Chart 5 shows the change in final energy consumption by fuel type between the baseline years (2005-2007) and 2010. There has been a reduction in energy use by all fuel types from the baseline, with the largest percentage reduction in the use of manufactured fuels, reducing by 15.9%. Gas use has reduced by 11.0% over the same period, electricity use has fallen by 6.5%, coal reduced by 4.1% and Petroleum Products reduced by 1.8%.
The overall 6.2% reduction, notwithstanding the increase in consumption in 2010, indicates that Scotland is on track to achieve the 12% reduction target in 2020. No analysis provides clarification as to which of the 3 factors (increased energy measures, higher energy prices or the economic downturn) have been most influential in achieving this change. However, it is clear that the economic downturn has influenced the reduction to a large extent and we remain committed to ensuring that energy efficiency remains a priority as the economy recovers. And further, that changing behaviours to encourage sustainable lifestyles, together with technological advances, will be critical to achieving our targets.
- EU and UK Energy Efficiency Targets
- The EU energy efficiency target is to reduce primary energy consumption by 20% against a projected 2020 business as usual baseline.
- The UK's indicative target is to reduce final energy consumption by 18% (equivalent to reducing primary energy consumption by 20% ) against a projected 2020 business as usual baseline. 

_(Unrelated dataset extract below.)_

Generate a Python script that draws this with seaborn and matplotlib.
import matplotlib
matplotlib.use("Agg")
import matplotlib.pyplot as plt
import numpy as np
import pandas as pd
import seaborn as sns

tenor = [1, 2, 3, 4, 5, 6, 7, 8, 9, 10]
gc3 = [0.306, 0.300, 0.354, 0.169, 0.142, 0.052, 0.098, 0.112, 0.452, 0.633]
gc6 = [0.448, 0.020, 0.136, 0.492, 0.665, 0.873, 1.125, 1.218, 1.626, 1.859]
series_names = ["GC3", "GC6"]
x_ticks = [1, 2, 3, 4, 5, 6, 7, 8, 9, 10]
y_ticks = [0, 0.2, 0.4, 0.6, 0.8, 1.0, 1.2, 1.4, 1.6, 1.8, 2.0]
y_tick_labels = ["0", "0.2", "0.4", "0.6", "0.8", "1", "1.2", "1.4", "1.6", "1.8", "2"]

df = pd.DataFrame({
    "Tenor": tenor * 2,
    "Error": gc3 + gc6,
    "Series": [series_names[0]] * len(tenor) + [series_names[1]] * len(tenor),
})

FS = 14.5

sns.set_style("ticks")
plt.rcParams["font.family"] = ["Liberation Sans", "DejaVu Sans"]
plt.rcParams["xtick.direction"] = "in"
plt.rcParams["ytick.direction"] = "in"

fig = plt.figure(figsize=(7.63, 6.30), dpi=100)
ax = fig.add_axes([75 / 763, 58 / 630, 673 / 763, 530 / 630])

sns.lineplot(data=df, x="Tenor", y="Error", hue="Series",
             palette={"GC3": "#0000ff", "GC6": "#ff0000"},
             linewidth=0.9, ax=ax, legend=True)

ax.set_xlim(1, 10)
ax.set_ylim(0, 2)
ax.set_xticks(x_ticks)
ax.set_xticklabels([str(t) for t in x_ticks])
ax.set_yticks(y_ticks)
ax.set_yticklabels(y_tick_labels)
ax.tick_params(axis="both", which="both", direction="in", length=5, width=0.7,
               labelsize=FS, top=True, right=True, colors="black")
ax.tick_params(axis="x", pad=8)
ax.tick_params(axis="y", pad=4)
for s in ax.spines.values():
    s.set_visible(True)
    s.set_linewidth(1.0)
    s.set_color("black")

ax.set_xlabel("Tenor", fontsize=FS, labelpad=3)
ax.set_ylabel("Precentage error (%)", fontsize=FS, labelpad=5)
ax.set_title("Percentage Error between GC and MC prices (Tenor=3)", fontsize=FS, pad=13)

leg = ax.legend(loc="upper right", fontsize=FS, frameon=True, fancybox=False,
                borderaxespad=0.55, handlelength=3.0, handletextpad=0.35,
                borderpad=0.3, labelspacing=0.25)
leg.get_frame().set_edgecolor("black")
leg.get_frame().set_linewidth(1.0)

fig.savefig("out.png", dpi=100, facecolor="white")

- Scotland established an energy efficiency target in the Energy Efficiency Action Plan to reduce final energy consumption by 12% against a 2005-2007 baseline.
It is worth setting out why Scotland has a different target. The two targets are calculated using different methodologies. The indicative European Union target to reduce energy consumption by 20% by 2020, is calculated using primary energy consumption against a projected 2020 business as usual baseline. This business as usual baseline assumes that primary energy consumption will increase out to 2020.

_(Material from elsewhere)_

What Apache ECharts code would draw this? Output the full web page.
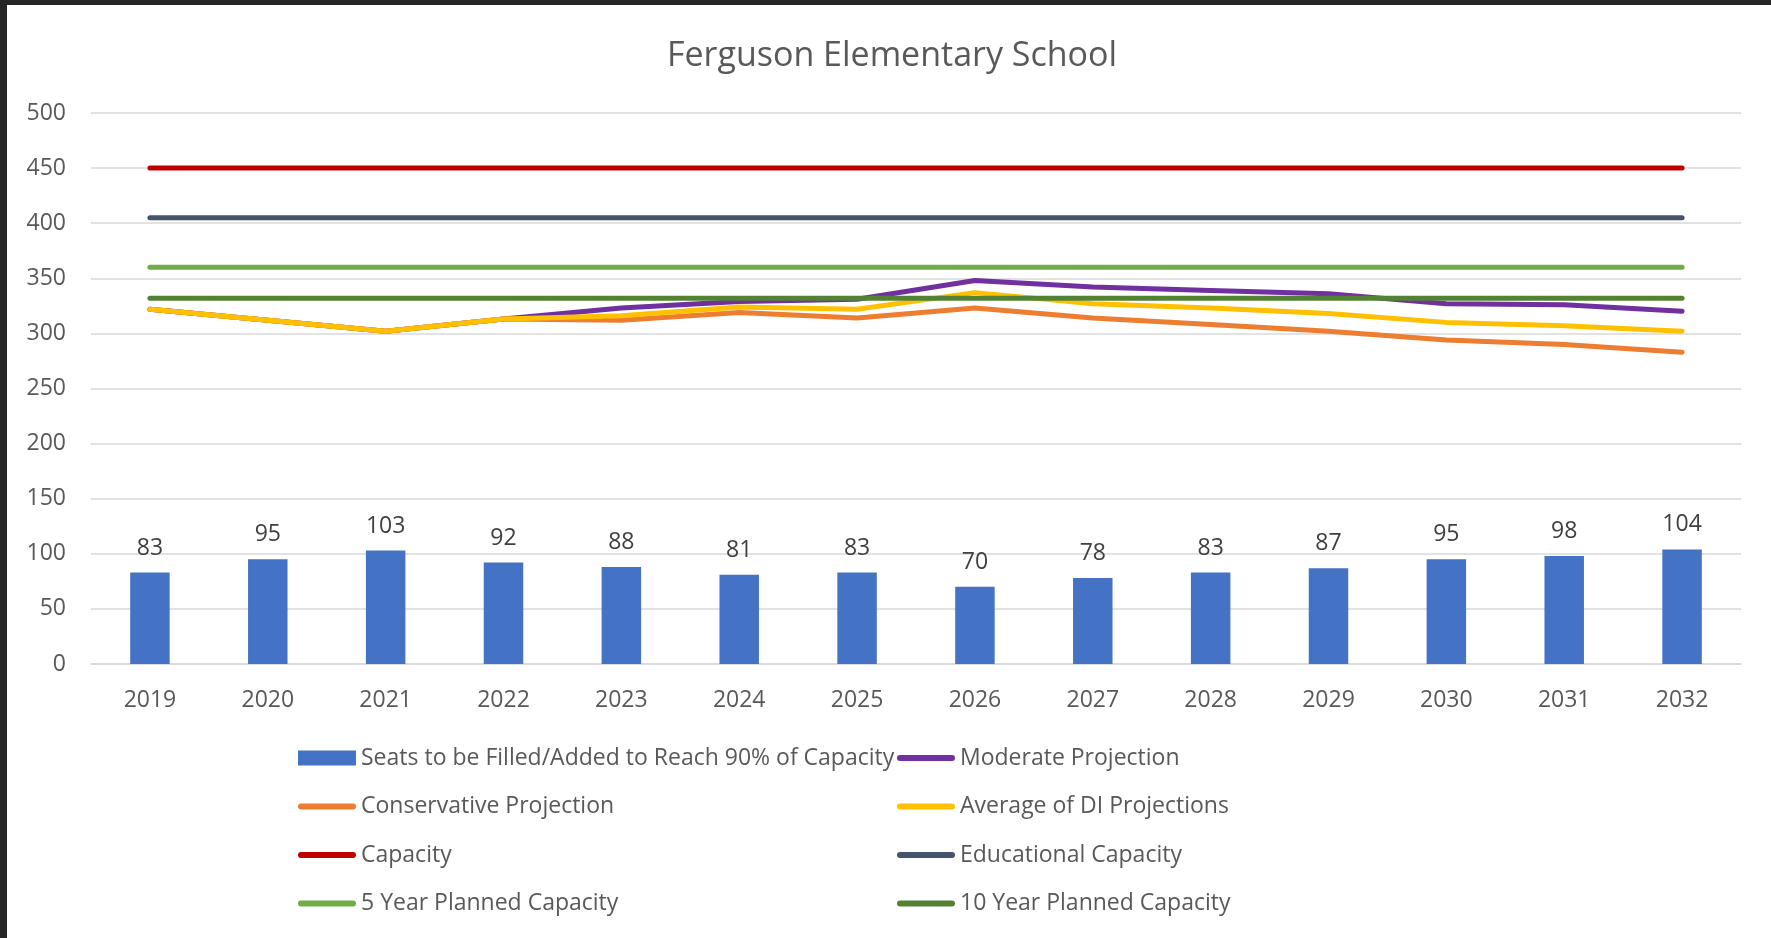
<!DOCTYPE html>
<html>
<head>
<meta charset="utf-8">
<script src="https://cdn.jsdelivr.net/npm/echarts@6/dist/echarts.min.js"></script>
<style>
  html, body { margin: 0; padding: 0; background: #262626; overflow: hidden; }
  #chart { position: absolute; left: 7px; top: 5px; width: 1764px; height: 933px; background: #fff; }
</style>
</head>
<body>
<div id="chart"></div>
<script>
const years = ["2019","2020","2021","2022","2023","2024","2025","2026","2027","2028","2029","2030","2031","2032"];
const seatsToFill = [83, 95, 103, 92, 88, 81, 83, 70, 78, 83, 87, 95, 98, 104];
const moderate = [322, 312, 302, 313, 323, 329, 331, 348, 342, 339, 336, 327, 326, 320];
const conservative = [322, 312, 302, 313, 312, 319, 314, 323, 314, 308, 302, 294, 290, 283];
const averageDI = [322, 312, 302, 313, 316, 324, 322, 337, 327, 323, 318, 310, 307, 302];
const capacity = [450, 450, 450, 450, 450, 450, 450, 450, 450, 450, 450, 450, 450, 450];
const educationalCapacity = [405, 405, 405, 405, 405, 405, 405, 405, 405, 405, 405, 405, 405, 405];
const fiveYearPlanned = [360, 360, 360, 360, 360, 360, 360, 360, 360, 360, 360, 360, 360, 360];
const tenYearPlanned = [332, 332, 332, 332, 332, 332, 332, 332, 332, 332, 332, 332, 332, 332];

const FONT = "'Open Sans', 'Noto Sans', sans-serif";
const LABEL = "#595959";
// flat bar with round ends, used as legend key for the line series
const LINE_ICON = "path://M3,0 H55 A3,3 0 0 1 55,6 H3 A3,3 0 0 1 3,0 Z";

const chart = echarts.init(document.getElementById("chart"), null, { renderer: "canvas" });

function lineSeries(name, data, color){
  return {
    name,
    type: "line",
    data,
    symbol: "none",
    lineStyle: { width: 5, color, cap: "round", join: "round" },
    itemStyle: { color },
    emphasis: { disabled: true },
    animation: false
  };
}

function legendItem(name, icon){
  return { name, icon: icon || LINE_ICON };
}

const legendBase = {
  orient: "vertical",
  itemWidth: 58,
  itemHeight: 15,
  itemGap: 24.5,
  textStyle: { fontFamily: FONT, fontSize: 23, color: LABEL, lineHeight: 24 },
  selectedMode: false
};

chart.setOption({
  animation: false,
  backgroundColor: "#fff",
  title: {
    text: "Ferguson Elementary School",
    left: 880,
    top: 29,
    textAlign: "center",
    textStyle: { fontFamily: FONT, fontSize: 34, fontWeight: "normal", color: LABEL }
  },
  legend: [
    Object.assign({}, legendBase, {
      left: 286, top: 736,
      data: [
        legendItem("Seats to be Filled/Added to Reach 90% of Capacity", "rect"),
        legendItem("Conservative Projection"),
        legendItem("Capacity"),
        legendItem("5 Year Planned Capacity")
      ]
    }),
    Object.assign({}, legendBase, {
      left: 885, top: 736,
      data: [
        legendItem("Moderate Projection"),
        legendItem("Average of DI Projections"),
        legendItem("Educational Capacity"),
        legendItem("10 Year Planned Capacity")
      ]
    })
  ],
  grid: { left: 84, right: 30, top: 108, bottom: 274, containLabel: false },
  xAxis: {
    type: "category",
    data: years,
    axisLine: { show: true, lineStyle: { color: "#d9d9d9", width: 1.5 } },
    axisTick: { show: false },
    axisLabel: { fontFamily: FONT, fontSize: 23, color: LABEL, margin: 25 }
  },
  yAxis: {
    type: "value",
    min: 0,
    max: 500,
    interval: 50,
    axisLine: { show: false },
    axisTick: { show: false },
    axisLabel: { fontFamily: FONT, fontSize: 23, color: LABEL, margin: 25 },
    splitLine: { lineStyle: { color: "#d9d9d9", width: 1.5 } }
  },
  series: [
    {
      name: "Seats to be Filled/Added to Reach 90% of Capacity",
      type: "bar",
      data: seatsToFill,
      barWidth: "33.5%",
      itemStyle: { color: "#4472c4" },
      label: {
        show: true,
        position: "top",
        distance: 13,
        fontFamily: FONT,
        fontSize: 23,
        color: "#404040"
      }
    },
    lineSeries("Moderate Projection", moderate, "#7030a0"),
    lineSeries("Conservative Projection", conservative, "#ed7d31"),
    lineSeries("Average of DI Projections", averageDI, "#ffc000"),
    lineSeries("Capacity", capacity, "#c00000"),
    lineSeries("Educational Capacity", educationalCapacity, "#44546a"),
    lineSeries("5 Year Planned Capacity", fiveYearPlanned, "#70ad47"),
    lineSeries("10 Year Planned Capacity", tenYearPlanned, "#548235")
  ]
});

window.addEventListener("resize", () => chart.resize());
</script>
</body>
</html>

The Scottish target is calculated on final energy consumption reducing in absolute terms on a flat trajectory out to 2020. Applying the EU methodology to Scottish figures suggests that by meeting the Scottish target we will meet the indicative EU target of 20%.
Energy Efficiency Priorities Moving forward to 2020 and 2030
Scottish Government remains committed to achieving our 2020 energy efficiency targets, and maximising the significant contribution energy efficiency will make to achieving our emissions reduction targets to 2027 and beyond; and will continue to work closely with key stakeholders.

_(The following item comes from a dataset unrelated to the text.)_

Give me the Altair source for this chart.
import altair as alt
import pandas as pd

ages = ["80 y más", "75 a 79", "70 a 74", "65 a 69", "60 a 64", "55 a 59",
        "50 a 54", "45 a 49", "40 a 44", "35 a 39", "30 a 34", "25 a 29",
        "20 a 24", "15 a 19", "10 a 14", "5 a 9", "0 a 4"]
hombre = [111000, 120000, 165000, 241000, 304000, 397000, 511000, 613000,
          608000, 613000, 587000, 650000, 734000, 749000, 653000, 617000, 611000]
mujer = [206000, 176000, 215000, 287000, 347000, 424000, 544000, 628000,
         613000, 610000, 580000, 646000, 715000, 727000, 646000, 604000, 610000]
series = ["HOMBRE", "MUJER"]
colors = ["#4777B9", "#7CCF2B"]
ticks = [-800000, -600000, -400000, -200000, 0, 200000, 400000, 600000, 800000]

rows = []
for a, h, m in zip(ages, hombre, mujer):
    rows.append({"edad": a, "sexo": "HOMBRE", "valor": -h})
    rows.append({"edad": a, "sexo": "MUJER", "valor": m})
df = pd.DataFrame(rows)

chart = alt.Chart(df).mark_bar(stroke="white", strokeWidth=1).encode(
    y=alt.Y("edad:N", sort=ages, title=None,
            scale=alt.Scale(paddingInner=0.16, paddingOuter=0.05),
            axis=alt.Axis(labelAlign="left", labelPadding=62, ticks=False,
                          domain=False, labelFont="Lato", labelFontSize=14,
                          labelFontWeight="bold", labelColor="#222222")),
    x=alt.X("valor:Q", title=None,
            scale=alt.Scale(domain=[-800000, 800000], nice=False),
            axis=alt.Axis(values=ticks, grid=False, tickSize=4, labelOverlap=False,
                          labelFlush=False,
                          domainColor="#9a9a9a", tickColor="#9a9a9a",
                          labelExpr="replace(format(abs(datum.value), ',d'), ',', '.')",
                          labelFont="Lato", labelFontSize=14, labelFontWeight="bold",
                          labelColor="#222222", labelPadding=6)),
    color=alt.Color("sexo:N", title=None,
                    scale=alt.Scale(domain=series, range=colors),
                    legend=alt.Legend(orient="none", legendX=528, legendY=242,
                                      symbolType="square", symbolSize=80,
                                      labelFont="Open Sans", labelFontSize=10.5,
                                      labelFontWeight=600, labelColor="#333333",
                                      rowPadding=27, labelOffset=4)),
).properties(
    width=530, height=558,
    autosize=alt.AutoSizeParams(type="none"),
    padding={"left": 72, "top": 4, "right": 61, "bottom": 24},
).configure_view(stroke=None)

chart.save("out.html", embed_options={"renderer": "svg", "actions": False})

We are currently working to finalise the Second Report on Proposals and Policies after publishing the draft earlier this year and we will publish it soon. This details the actions for meeting the greenhouse gas emission targets to 2027.
The European Commission have issued a Green Paper on the 2030 Framework for Energy and Climate Policies. The Green Paper acknowledges that a balanced package of targets and policies will be required, and suggests a 40% emissions reduction target, and a 30% share of renewables by 2030, alongside energy efficiency improvements and modernisation of the energy system.
The Scottish Government agrees that energy efficiency measures must be seen in the context of 2030 emissions targets and is actively engaging with our EU counterparts to make the case for an ambitious climate and energy policy, in line with our domestic and international objectives to reduce carbon emissions and develop renewable energy technologies for the future.
Any increase in EU ambition beyond the current 20% by 2020 energy efficiency target is unlikely to exceed Scotland's ambitions but could help incentivise the sort of measures that would make Scotland's targets more readily achievable.